Gold prices had a good start to 2018 and prices have rallied by close to 3% so far this year. Since 2006, in nine out of thirteen years, gold prices had a positive start to the year; but in only four of these occasions (30%) the year ended in higher prices as well. More often a positive start to the year saw an overall price decline that year or years with weak starts ended on a positive note. What will 2018 bring? We discuss this below.

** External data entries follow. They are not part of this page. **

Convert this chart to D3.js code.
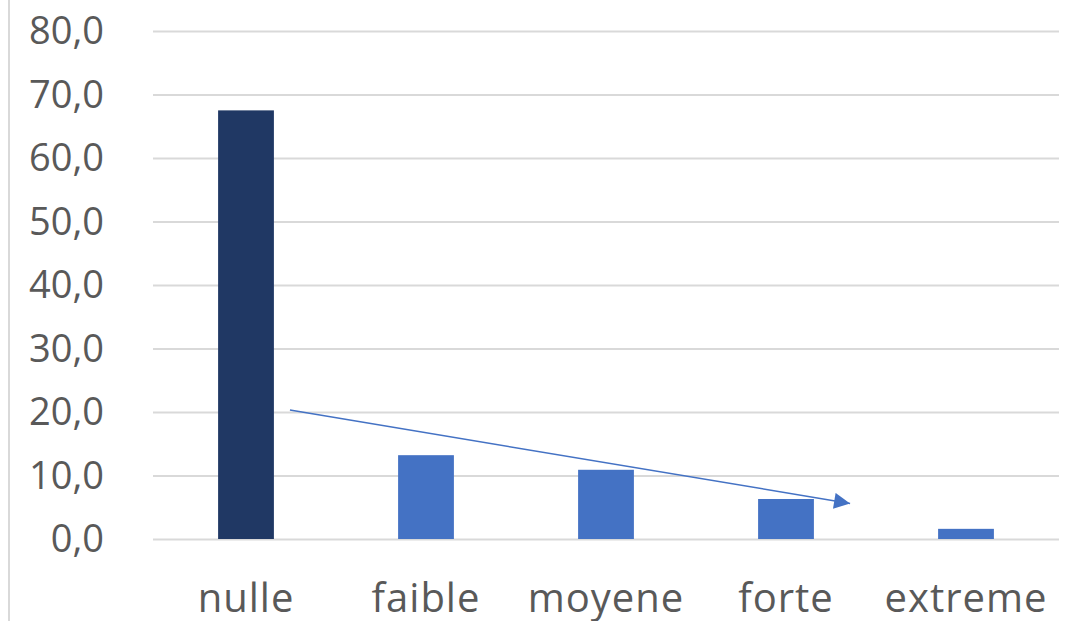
<!DOCTYPE html>
<html>
<head>
<meta charset="utf-8">
<script src="https://cdn.jsdelivr.net/npm/d3@7"></script>
<style>
  html, body { margin: 0; padding: 0; background: #fff; }
  svg { display: block; }
</style>
</head>
<body>
<svg id="chart" width="1068" height="621"></svg>
<script>
const categories = ["nulle", "faible", "moyene", "forte", "extreme"];
const values = [67.5, 13.2, 10.9, 6.3, 1.6];
const barColors = ["#203864", "#4472C4", "#4472C4", "#4472C4", "#4472C4"];
const yTicks = [0, 10, 20, 30, 40, 50, 60, 70, 80];
// trend arrow annotation in data space: [category index, value]
const arrowStart = [0.244, 20.3];
const arrowEnd = [3.356, 5.6];

const svg = d3.select("#chart");
const W = 1068, H = 621;
const font = "'Open Sans', 'Liberation Sans', sans-serif";

// outer border line on the left
svg.append("line")
  .attr("x1", 9).attr("x2", 9).attr("y1", 0).attr("y2", H)
  .attr("stroke", "#D9D9D9").attr("stroke-width", 2);

const x = d3.scaleBand().domain(categories).range([156, 1056])
  .paddingInner(0.69).paddingOuter(0.345);
const y = d3.scaleLinear().domain([0, 80]).range([539, 31]);

// gridlines
const yAxis = d3.axisLeft(y).tickValues(yTicks)
  .tickSize(-(1059 - 153)).tickPadding(49)
  .tickFormat(d => d3.format(".1f")(d).replace(".", ","));
const gy = svg.append("g").attr("transform", "translate(153,0)").call(yAxis);
gy.select(".domain").remove();
gy.selectAll(".tick line").attr("stroke", "#D9D9D9").attr("stroke-width", 2);
gy.selectAll(".tick text")
  .attr("fill", "#595959").style("font-family", font).style("font-size", "38px")
  .attr("dy", "0.34em");

// bars
svg.append("g").selectAll("rect").data(categories).join("rect")
  .attr("x", d => x(d))
  .attr("width", x.bandwidth())
  .attr("y", (d, i) => y(values[i]))
  .attr("height", (d, i) => y(0) - y(values[i]))
  .attr("fill", (d, i) => barColors[i]);

// category axis
const xAxis = d3.axisBottom(x).tickSize(0).tickPadding(45);
const gx = svg.append("g").attr("transform", "translate(0,539)").call(xAxis);
gx.select(".domain").remove();
gx.selectAll(".tick text")
  .attr("fill", "#595959").style("font-family", font).style("font-size", "40px")
  .style("letter-spacing", "1px");

// arrow
const xi = d3.scaleLinear().domain([0, 1]).range([x("nulle") + x.bandwidth() / 2, x("faible") + x.bandwidth() / 2]);
const defs = svg.append("defs");
defs.append("marker").attr("id", "arrowhead")
  .attr("viewBox", "0 0 10 10").attr("refX", 10).attr("refY", 5)
  .attr("markerWidth", 17).attr("markerHeight", 16)
  .attr("markerUnits", "userSpaceOnUse")
  .attr("orient", "auto")
  .append("path").attr("d", "M0,0 L10,5 L0,10 Z").attr("fill", "#4472C4");

svg.append("line")
  .attr("x1", xi(arrowStart[0])).attr("y1", y(arrowStart[1]))
  .attr("x2", xi(arrowEnd[0])).attr("y2", y(arrowEnd[1]))
  .attr("stroke", "#4472C4").attr("stroke-width", 1.5)
  .attr("marker-end", "url(#arrowhead)");
</script>
</body>
</html>
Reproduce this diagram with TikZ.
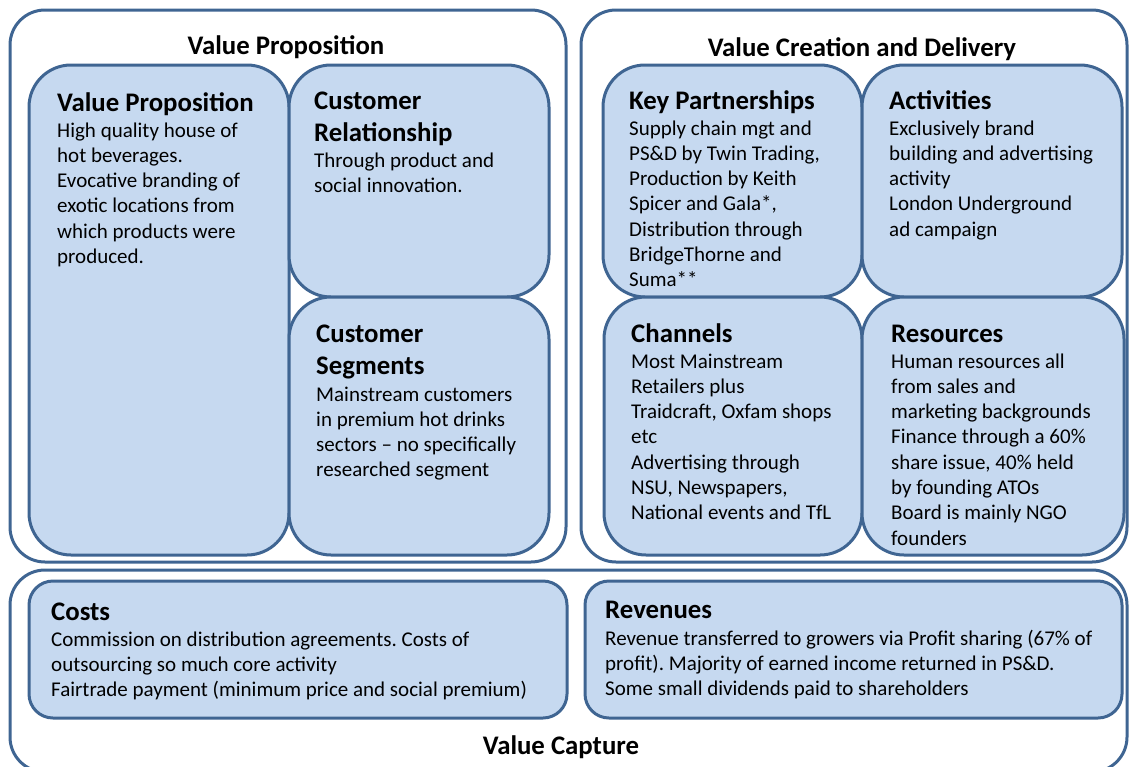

Positive start, but now what?

As indicated above gold prices have a tendency to start positively in the new year. The start of 2018 has not been any different, but gold’s price behaviour is rather remarkable. Most of the relationships between gold prices and other financial markets have broken down. For example, gold prices generally decline if 10y US real yields rise. This is because the rise in 10y US Treasury yields more than compensates for the rise in inflation expectations. Therefore, there is no appeal as inflation hedge and investment asset without an income component such as gold is suffering. So far this year, the rise in 10y US Treasury yields (nominal and real) has not weighed visibly on gold prices. Moreover, higher expectations of Fed rate hikes in 2018 and 2019 and positive equity markets have also not weighed on gold prices.

So what is the overriding theme behind gold price strength so far this year? In three words: US dollar weakness. The strong negative relationship between the US dollar and gold prices has remained in place, so US dollar weakness has been behind the rally in gold prices this year. This is also visible in gold’s performance versus the euro and the yen. This proves once more that out all of the drivers, the US dollar is the variable to watch.

The outlook for the US dollar has deteriorated since the start of 2017 because the US political situation has become more uncertain. Furthermore, economic growth (in 2017) in especially the eurozone but also in Japan has surprised more strongly on the upside than US growth. This provides a positive momentum to the euro and the yen versus the US dollar. Even though the longer-term outlook for the US dollar is not positive, the US dollar can still recover from time to time. We think that the US dollar has been beaten up too much and that US fundamentals remain pretty sound. Furthermore, the odds for more Fed rate hikes are increasing. Moreover, financial markets have become too optimistic about the ECB and the BoJ. If investors scale back their expectations about the timing of ECB rate hikes in 2019 and a possible change in BoJ policy, the euro and the yen will suffer and it is likely that the US dollar will profit. This will most likely go hand in hand with a more constructive view on the US. Indirectly these developments will filter through to gold prices as well. So a recovery of the US dollar versus major currencies should also result in lower gold prices.

If investor sentiment in financial markets were to deteriorate from time to time, we think that gold prices will fall and not rally. In short, as gold prices rallied in a risk-on environment with a weaker US dollar, a risk-off environment will probably result in a dollar recovery and lower gold prices.

All and all, we think that gold prices are toppish at current levels and we expect prices to move below USD 1,300 in the coming weeks.